Serious music critics could write WAY more than three paragraphs about Charlotte Adigéry & Bolis Pupul’s, “Making Sense Stop.” Perhaps they have, I dunno. I only have eighteen sentences so I should really get going. There are a lot entry points to appreciate this song — the musicality, the ideas of reinterpretation, reimagination and even re-appropriation. It’s kinda like a cracked disco ball, reflecting whatever million little pieces you want to see reflected in it. But I’m speaking in tongues.

For many, the most obvious lens through which to see this song Talking Heads. The title is “Stop Making Sense” scrambled. The music has that right angled, new wave feel of early 80s Talking Heads with the bounce of Tom Tom Club’s “Genius of Love.” There are the gentle guitar licks a la “This Must Be the Place (Naive Melody).” Half the vocals are in French and often warped in a way that David Byrne would probably appreciate if not be envious of.
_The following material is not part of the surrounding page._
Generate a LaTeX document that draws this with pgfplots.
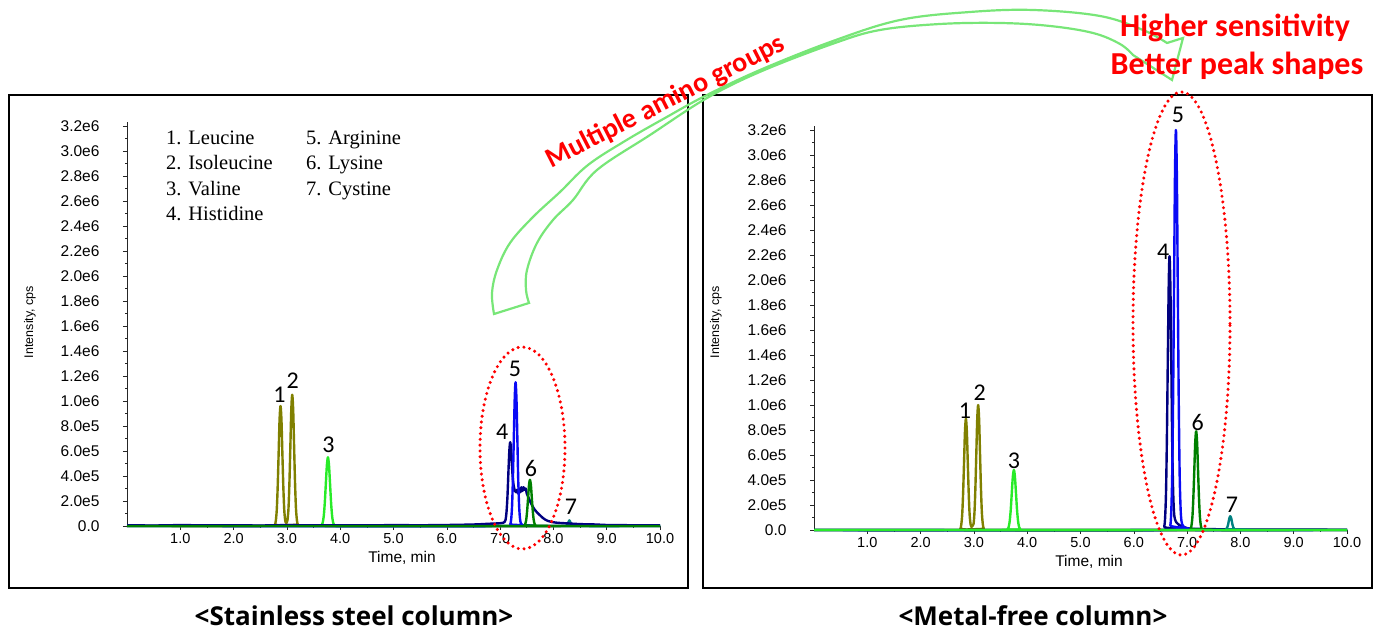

But Adigéry and Pupul put more than their own stamp on it.

“Making Sense Stop” stands on its own as a great song to… not necessarily dance to, the song feels like it was built on stilts, the way it jumps around. But the Talking Heads famously borrowed from African and Black music and rhythms in creating some of their most memorable songs. I’m not smart enough to get too deep here, but the Belgian-Caribbean Aidgéry reclaims those origins, and runs them through her own Talking Heads filter to create “Making Sense Stop.” The result is an endlessly interesting and entertaining and good. And sometimes being a really good song is enough. Any serious music critic could tell you that.